Even though she was 13 years old when she left, Maryam Mohammadkhani remembers very little about her childhood in Iran.
"My father was a general. He was a general for His Majesty. And my mother was educated—she was an inspector for the health department. So we led a very average life, but with advantages," she says.
She does recall one happy memory, though: She attended the American school in Tehran, and remembers playing the role of a turtledove in the Christmas play.
"I remember standing on stage, and it was at the big Hilton…and it was a grand event. And, I guess, those were the good memories. And then, everything changed overnight—the revolution of 1979. And we didn’t bode well," she recalls.
The Islamic revolution of 1979 meant anyone who had worked for the previous government--the Shah--was now considered a threat. In Mohammadkhani’s words, her father was a “true patriot,” and would not leave his country, despite the risk in staying.
"We stayed, and of course, within hours, he was arrested. And he was tried, and sentenced to five years," she says.
Comparatively, this was a light sentence. Other leaders in the Shah’s government either fled or were executed.
"Every Wednesday, I would go to visit my father in Evin. So there were two jails: there’s the jail for the common criminal—you know, murderers, rapists. And then there was Evin, which was the political prison. And all the prisoners there, the Islamic republic felt that these people were a danger," she says.
The next year, Iran went to war with Iraq. Mohammedkahni’s mother was needed in the hospitals, given her training as a health professional.
Mohammedkhani’s favorite memories from this era are, ironically, those of visiting her father in prison and hiding in storm shelters during air raids.
When the 'agires' came—those were the sirens—of course, it should have been a time of extreme stress. But there were these underground parking lots, and people would converge down there. And of course, what teenager wouldn’t love to stay up on a school night? And we had our packs that we had packed with cards and Backgammon. For us, it was a time of gathering, and fun, actually," she says.
The government announced it was lowering the age of mandatory military service to fourteen—the age of her brother.
"We left Iran. My mother and I and my brother. And I think in some ways, it was probably always in the cards for us to leave. Education was always important to my parents, and I carried my father’s name. So, forever, that door was closed to me, and that background followed my brother and I. So we knew at some point, we would have to leave to pursue our education," she says.

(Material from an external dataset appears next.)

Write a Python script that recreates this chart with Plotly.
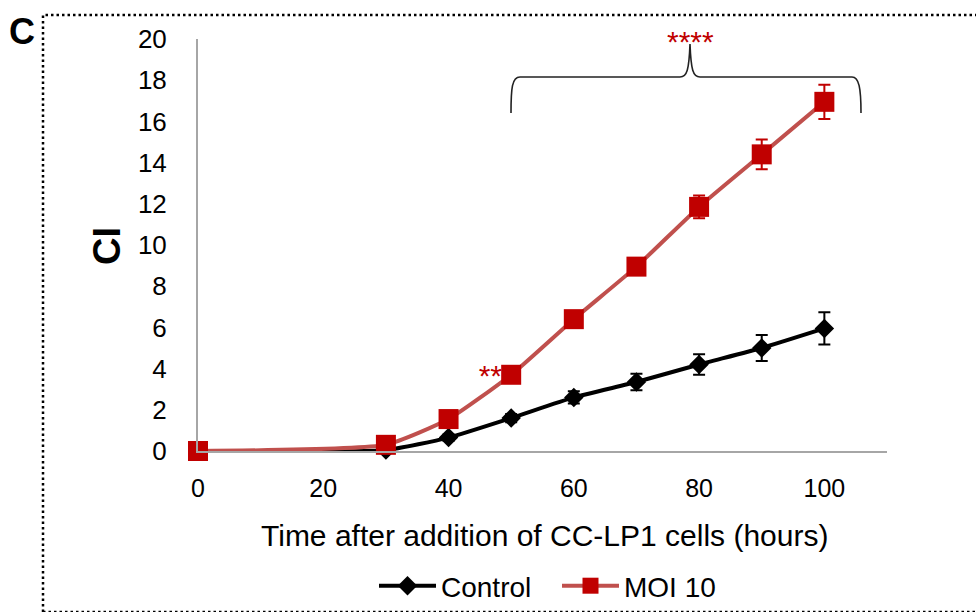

They came with virtually nothing. Mohammedkhani went from having a driver and nice house to riding a big orange school bus and sharing a room with her mother and brother. They came in on tourist visas, with the intention of dropping off her brother and going right back. But after they got here, they didn’t want to leave.
"And so we hired an attorney, and things were easier. This was pre-9/11. This was the 1980s. Things were much more different. We were able to obtain permanent residency—a green card—and after you have your green card for five years, you can apply for citizenship," she says.
Within a week of arriving in California, her mother had found a job as a tailor. "And we all worked. I worked as a 13 year old. I had several newspaper routes and I sold newspapers door-to-door, and there was fast food…we all worked."
She could see that America was a land of the “haves” and the “have-nots,” and she was definitely a “have-not.” But it hadn’t been that long since she had been on the other side of society, so she set her mind on getting back there.
"I don’t want to get too melodramatic about it, but America really was a fabulous host, and I felt like I owed it to be a good citizen. I was really given the opportunity, so the scholarships were there. If you did well enough, you got into any school. So I took out loans—partly loans, lots of scholarships. And I was in a hurry to get there. I was in a big hurry to get there," she says.
She went into a field that, to her, represented security: medicine. After medical school, she did her residency at one of Harvard University’s hospitals, and met her husband-to-be in Boston. Several years later, they moved to Springfield, and now have three children.
Sound: Slides under a microscope, Dr. Mohammadkhani: "Brain, left frontal tumor comma, excision, colon, mark..."
Today, Dr. Mohammedkhani dictates as she looks at tiny samples of human tissue under a microscope. She’s a pathologist, and spends a good portion of her time identifying whether a patient’s tissue or organ is diseased.
She says she’s proof that the American dream is still alive. I ask her why her mother chose the United States of America—why not Germany or the UK, where she had relatives?
"Because America is the land of opportunity," she answers. "I mean, everybody dreams of going to America. And I think a lot of people who go to other countries, it’s because they end up staying there on their way to America. People go to America in search of a better life."
Mohammedkhani never returned to Iran. And yet, she longs to just see the land she once called home."I mean, I still sit here and I dream of going back, to visit. And it’s difficult, because I didn’t marry an Iranian. And I can’t be separated from my children. And so I would have to take them all back. And I don’t think I could do it right now, because you just never know what’s going to happen in that part of the world," she says.
She says when she does go back, however, she will make it a point to drive through the county, and stop at every little roadside cafe to sip Iranian "chai," or tea, just as her parents used to do.
For KSMU’s Sense of Community Series, I’m Jennifer Moore.